Крест и воскресение для Павла — эсхатологические события par excellence. Он живет в ожидании дня, когда начатое на кресте довершится во всем мироздании (Рим 8; 1 Кор 15) и совершится в каждом из верных, в том числе и в нем (Флп 1:6). Он знал также, что уже в нынешних исторических событиях, равно как и в воскресении Христа, проступают начатки жизни будущего века. Наконец, и это самое важное, он ни на миг не сомневался в том, что эта жизнь вошла в свои права, когда Иисус из Назарета победил смерть. А значит, остальное уже не важно. Да, чтобы она принесла плоды, понадобится немало трудов, предстоит пережить гонения и муки. Но все это только в радость, потому что тех, кто «во Христе», ничто не сможет отлучить от всесильной, всепокрывающей и всепобеждающей любви сотворившего мир Бога Завета.
Иисус и БогЗдесь мы вплотную подходим к христологии.
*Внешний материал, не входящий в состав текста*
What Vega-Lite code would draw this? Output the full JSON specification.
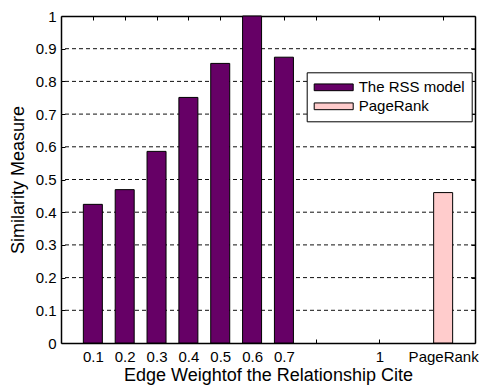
{
  "$schema": "https://vega.github.io/schema/vega-lite/v6.json",
  "width": 414,
  "height": 327,
  "autosize": "none",
  "padding": {"left": 61, "top": 16, "right": 4, "bottom": 44},
  "background": "white",
  "config": {
    "font": "Liberation Sans",
    "view": {"stroke": null},
    "axis": {
      "domainColor": "black",
      "domainWidth": 1.5,
      "tickColor": "black",
      "tickWidth": 1,
      "labelColor": "black",
      "labelFontSize": 15,
      "titleColor": "black",
      "titleFontSize": 18,
      "titleFontWeight": "normal",
      "grid": false
    }
  },
  "datasets": {
    "bars": [
      {"pos": 1, "weight": "0.1", "value": 0.424, "series": "The RSS model"},
      {"pos": 2, "weight": "0.2", "value": 0.469, "series": "The RSS model"},
      {"pos": 3, "weight": "0.3", "value": 0.586, "series": "The RSS model"},
      {"pos": 4, "weight": "0.4", "value": 0.751, "series": "The RSS model"},
      {"pos": 5, "weight": "0.5", "value": 0.855, "series": "The RSS model"},
      {"pos": 6, "weight": "0.6", "value": 1.0, "series": "The RSS model"},
      {"pos": 7, "weight": "0.7", "value": 0.874, "series": "The RSS model"},
      {"pos": 12, "weight": "PageRank", "value": 0.46, "series": "PageRank"}
    ],
    "gridlines": [
      {"value": 0.1}, {"value": 0.2}, {"value": 0.3}, {"value": 0.4}, {"value": 0.5},
      {"value": 0.6}, {"value": 0.7}, {"value": 0.8}, {"value": 0.9}
    ]
  },
  "layer": [
    {
      "data": {"name": "gridlines"},
      "mark": {"type": "rule", "stroke": "#111111", "strokeDash": [4, 3], "strokeWidth": 1},
      "encoding": {
        "y": {"field": "value", "type": "quantitative", "axis": null}
      }
    },
    {
      "data": {"name": "bars"},
      "mark": {"type": "bar", "width": 19, "stroke": "black", "strokeWidth": 1},
      "encoding": {
        "x": {
          "field": "pos",
          "type": "quantitative",
          "scale": {"domain": [0, 13], "nice": false, "zero": false, "padding": 0},
          "axis": {
            "orient": "bottom",
            "tickSize": -4,
            "values": [1, 2, 3, 4, 5, 6, 7, 8, 10, 12],
            "labelExpr": "datum.value <= 7 ? format(datum.value / 10, '.1f') : (datum.value == 10 ? '1' : (datum.value == 12 ? 'PageRank' : ''))",
            "labelPadding": 10,
            "labelFlush": false,
            "labelOverlap": false,
            "labelBound": false,
            "title": "Edge Weightof the Relationship Cite",
            "titleBaseline": "alphabetic",
            "titleY": 37
          }
        },
        "y": {
          "field": "value",
          "type": "quantitative",
          "scale": {"domain": [0, 1], "nice": false, "padding": 0},
          "axis": {
            "orient": "left",
            "tickSize": -4,
            "values": [0, 0.1, 0.2, 0.3, 0.4, 0.5, 0.6, 0.7, 0.8, 0.9, 1],
            "format": "~g",
            "labelPadding": 9,
            "labelFlush": false,
            "labelOverlap": false,
            "title": "Similarity Measure",
            "titleBaseline": "alphabetic",
            "titleX": -37.5,
            "titleY": 163.5
          }
        },
        "color": {
          "field": "series",
          "type": "nominal",
          "scale": {"domain": ["The RSS model", "PageRank"], "range": ["#660066", "#FFCCCC"]},
          "legend": {
            "orient": "none",
            "legendX": 245.7,
            "legendY": 56.3,
            "title": null,
            "symbolType": "M-2.6,-0.45H2.6V0.45H-2.6Z",
            "symbolSize": 225,
            "symbolOffset": 12,
            "symbolStrokeColor": "black",
            "symbolStrokeWidth": 1,
            "labelFontSize": 15,
            "labelColor": "black",
            "labelOffset": 17,
            "padding": 7,
            "rowPadding": 3,
            "strokeColor": "black",
            "fillColor": "white",
            "cornerRadius": 0
          }
        }
      }
    },
    {
      "data": {"name": "bars"},
      "mark": {"type": "bar", "width": 19, "opacity": 0},
      "encoding": {
        "x": {
          "field": "pos",
          "type": "quantitative",
          "axis": {"orient": "top", "tickSize": -4, "values": [1, 2, 3, 4, 5, 6, 7, 8, 10, 12], "labels": false, "title": null}
        },
        "y": {
          "field": "value",
          "type": "quantitative",
          "axis": {"orient": "right", "tickSize": -4, "values": [0, 0.1, 0.2, 0.3, 0.4, 0.5, 0.6, 0.7, 0.8, 0.9, 1], "labels": false, "title": null}
        }
      }
    }
  ],
  "resolve": {"axis": {"x": "independent", "y": "independent"}}
}
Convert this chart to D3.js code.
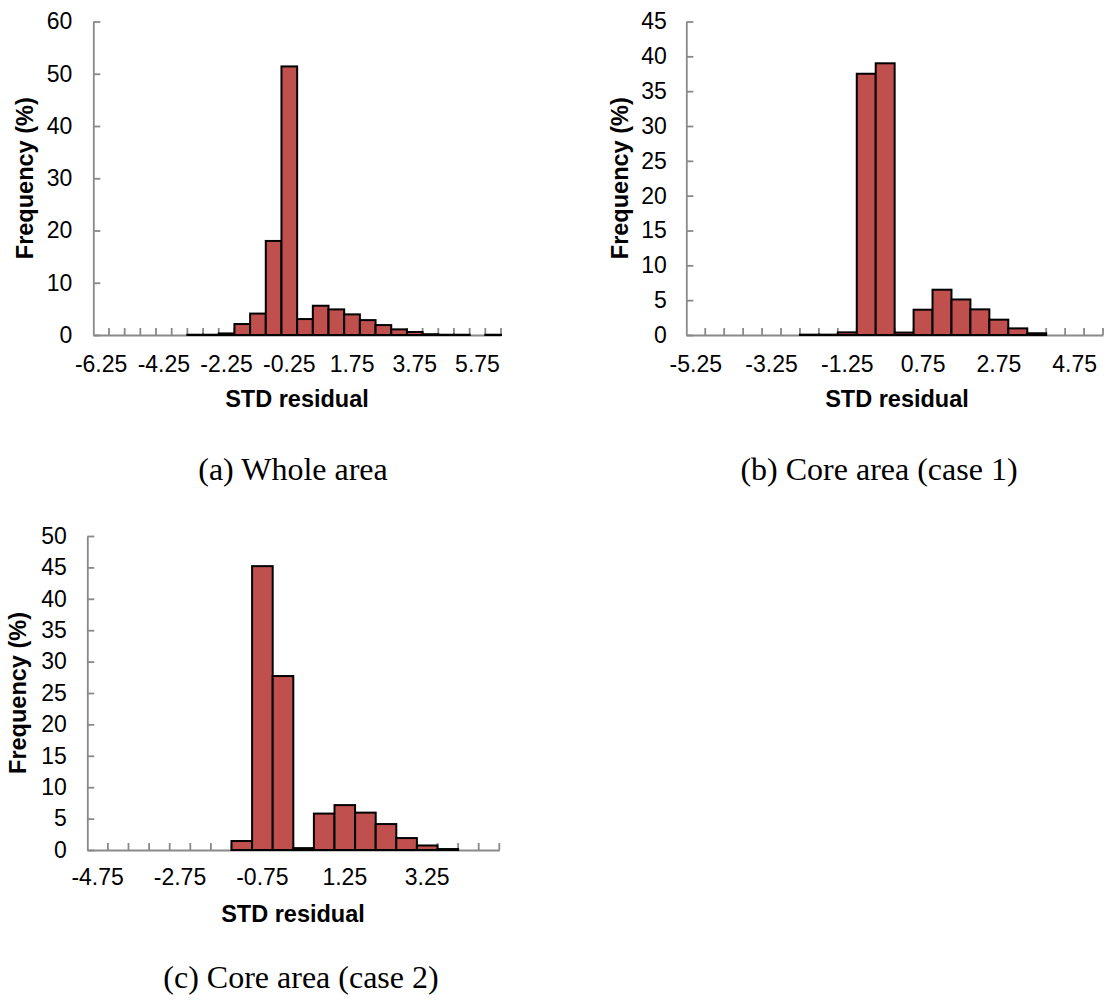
<!DOCTYPE html>
<html>
<head>
<meta charset="utf-8">
<script src="https://cdn.jsdelivr.net/npm/d3@7"></script>
<style>
  html, body { margin: 0; padding: 0; background: #fff; }
  svg { display: block; }
</style>
</head>
<body>
<svg id="chart" width="1105" height="1004"></svg>
<script>
// ---- Data ----
const catsA = ["-6.25","-5.75","-5.25","-4.75","-4.25","-3.75","-3.25","-2.75","-2.25","-1.75","-1.25","-0.75","-0.25","0.25","0.75","1.25","1.75","2.25","2.75","3.25","3.75","4.25","4.75","5.25","5.75","6.25"];
const valsA = [null,null,null,null,null,null,0.05,0.05,0.3,2.1,4.1,18.0,51.4,3.05,5.6,4.9,3.95,2.85,1.9,1.08,0.57,0.15,0.05,0.05,null,0.05];
const yTicksA = [0,10,20,30,40,50,60];

const catsB = ["-5.25","-4.75","-4.25","-3.75","-3.25","-2.75","-2.25","-1.75","-1.25","-0.75","-0.25","0.25","0.75","1.25","1.75","2.25","2.75","3.25","3.75","4.25","4.75","5.25"];
const valsB = [null,null,null,null,null,null,0.05,0.05,0.38,37.5,39.0,0.35,3.63,6.5,5.1,3.68,2.2,0.95,0.25,null,null,null];
const yTicksB = [0,5,10,15,20,25,30,35,40,45];

const catsC = ["-4.75","-4.25","-3.75","-3.25","-2.75","-2.25","-1.75","-1.25","-0.75","-0.25","0.25","0.75","1.25","1.75","2.25","2.75","3.25","3.75","4.25","4.75"];
const valsC = [null,null,null,null,null,null,null,1.43,45.2,27.7,0.3,5.8,7.15,5.95,4.13,1.9,0.72,0.15,null,null];
const yTicksC = [0,5,10,15,20,25,30,35,40,45,50];

const xTitle = "STD residual";
const yTitle = "Frequency (%)";
const captions = ["(a) Whole area", "(b) Core area (case 1)", "(c) Core area (case 2)"];

// ---- Layout ----
const panels = [
  {cats: catsA, vals: valsA, yTicks: yTicksA, x0: 93.3, x1: 501, yTop: 21.5, yBot: 335,
   tickPad: 21, yLabX: 33, xLabBase: 372, xTitleX: 297, xTitleY: 407, capX: 293, capY: 480, caption: captions[0]},
  {cats: catsB, vals: valsB, yTicks: yTicksB, x0: 686.3, x1: 1103, yTop: 21.5, yBot: 335,
   tickPad: 19.5, yLabX: 628, xLabBase: 372, xTitleX: 897, xTitleY: 407, capX: 879, capY: 480, caption: captions[1]},
  {cats: catsC, vals: valsC, yTicks: yTicksC, x0: 87.3, x1: 499.3, yTop: 536, yBot: 850,
   tickPad: 20.5, yLabX: 26, xLabBase: 885, xTitleX: 293, xTitleY: 921.5, capX: 301, capY: 988, caption: captions[2]}
];

const svg = d3.select("#chart");
const sans = "'Liberation Sans', Arial, sans-serif";
const serif = "'Liberation Serif', 'Times New Roman', serif";
const axisColor = "#898989";
const barColor = "#C0504D";
const fs = 23;
const fsTitle = 23.5;

panels.forEach(p => {
  const g = svg.append("g");
  const x = d3.scaleBand().domain(p.cats).range([p.x0, p.x1]).padding(0);
  const yMax = d3.max(p.yTicks);
  const y = d3.scaleLinear().domain([0, yMax]).range([p.yBot, p.yTop]);

  // y axis (ticks inside, pointing right)
  const yAxis = d3.axisLeft(y).tickValues(p.yTicks).tickSizeInner(-7).tickSizeOuter(0).tickPadding(p.tickPad);
  const ya = g.append("g").attr("transform", `translate(${p.x0},0)`).call(yAxis);
  ya.select(".domain").attr("stroke", axisColor).attr("stroke-width", 1.8);
  ya.selectAll(".tick line").attr("stroke", axisColor).attr("stroke-width", 1.8);
  ya.selectAll(".tick text").attr("font-family", sans).attr("font-size", fs).attr("fill", "#000");

  // x axis line + labels
  const labelCats = p.cats.filter((d, i) => i % 4 === 0);
  const xAxis = d3.axisBottom(x).tickValues(labelCats).tickSizeInner(0).tickSizeOuter(0)
      .tickPadding(p.xLabBase - p.yBot - 0.71 * fs);
  const xa = g.append("g").attr("transform", `translate(0,${p.yBot})`).call(xAxis);
  xa.select(".domain").attr("stroke", axisColor).attr("stroke-width", 1.8);
  xa.selectAll(".tick text").attr("font-family", sans).attr("font-size", fs).attr("fill", "#000");

  // category boundary ticks (pointing up)
  const bounds = p.cats.map(c => x(c) + x.bandwidth());
  g.append("g").selectAll("line").data(bounds).join("line")
    .attr("x1", d => d).attr("x2", d => d)
    .attr("y1", p.yBot).attr("y2", p.yBot - 7)
    .attr("stroke", axisColor).attr("stroke-width", 1.8);

  // bars
  const data = p.cats.map((c, i) => ({c, v: p.vals[i]})).filter(d => d.v !== null);
  g.append("g").selectAll("rect").data(data).join("rect")
    .attr("x", d => x(d.c))
    .attr("width", x.bandwidth())
    .attr("y", d => y(d.v))
    .attr("height", d => y(0) - y(d.v))
    .attr("fill", barColor)
    .attr("stroke", "#000")
    .attr("stroke-width", 2);

  // axis titles
  g.append("text").attr("x", p.xTitleX).attr("y", p.xTitleY)
    .attr("text-anchor", "middle").attr("font-family", sans).attr("font-weight", "bold")
    .attr("font-size", fsTitle).text(xTitle);
  const cy = (p.yTop + p.yBot) / 2;
  g.append("text").attr("transform", `translate(${p.yLabX},${cy}) rotate(-90)`)
    .attr("text-anchor", "middle").attr("font-family", sans).attr("font-weight", "bold")
    .attr("font-size", fsTitle).text(yTitle);

  // caption
  g.append("text").attr("x", p.capX).attr("y", p.capY)
    .attr("text-anchor", "middle").attr("font-family", serif)
    .attr("font-size", 32).text(p.caption);
});
</script>
</body>
</html>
В сердцевине Павлова учения об Иисусе Христе (см. четвертую главу) — переосмысленный иудейский монотеизм. Уилсон же (как и, заметим, бессчетное множество исследователей) упорно рассматривает любую попытку поставить Иисуса рядом с Богом как переход от единобожия к некоей новой разновидности язычества. В этой связи любопытно понаблюдать, как он обходится с Флп 2:5–11 (113–115), пытаясь доказать, что «высокая» христология возникла гораздо раньше Евангелия и, вполне возможно, самого Павла. Но при этом он совершенно не замечает, что Павел рассуждает об Иисусе только в рамках иудейского монотеизма. Больше того, по его убеждению, перед читателем в этих фрагментах предстает некий, напоминающий Диониса, персонаж, «который шествует по земле, скрывая свою божественную природу», и «вытесняет все реальные или легендарные воспоминания о галилейском проповеднике» (114). По всей вероятности, такое объяснение не очень устраивает самого Уилсона — отчасти потому, что оно кажется ему слишком прямолинейным. Но предложить взамен, как мы видим, нечего. Уилсон постоянно то так, то эдак твердит о том, что признание божественности Иисуса ведет от иудаизма к язычеству, в реальности же, — об этом шла речь в четвертой главе, — дело обстоит совсем иначе. Именно в ожесточенной полемике с язычеством в 1 Кор 8, языческой империей в Флп 2 и «начальствами и властями» в Кол 1 Павел доказывает, почему вера в Иисуса Христа не противоречит иудейскому монотеизму. Он не мог не осознавать, что делает. Да, он рисковал. Павел очень хорошо знал, что многие его не поймут и будут думать, как это и случилось в Афинах, что он рассказывает об очередных чужих божествах, одно из которых зовут Иисус, а другое — Анастасия (Деян 17:18), — anastasis, как известно, по–гречески — «воскресение». Примечательно, что некоторые афиняне увидели здесь упоминание о женском и мужском «божествах». Павел не сомневался в том, что рисковать ему придется. Но поскольку он созерцал воскресение Христово не «сквозь тусклое стекло» мистических прозрений, а в ярком свете Писания, ничего другого ему не оставалось. Иудейский Мессия Иисус из Назарета был для него реальностью, на которую тщетно притязали языческие кумиры, — непреложной реальностью присутствия Бога в мире, которая открывалась во всей истории, традиции, пророчествах, страданиях и чаяниях избранного народа.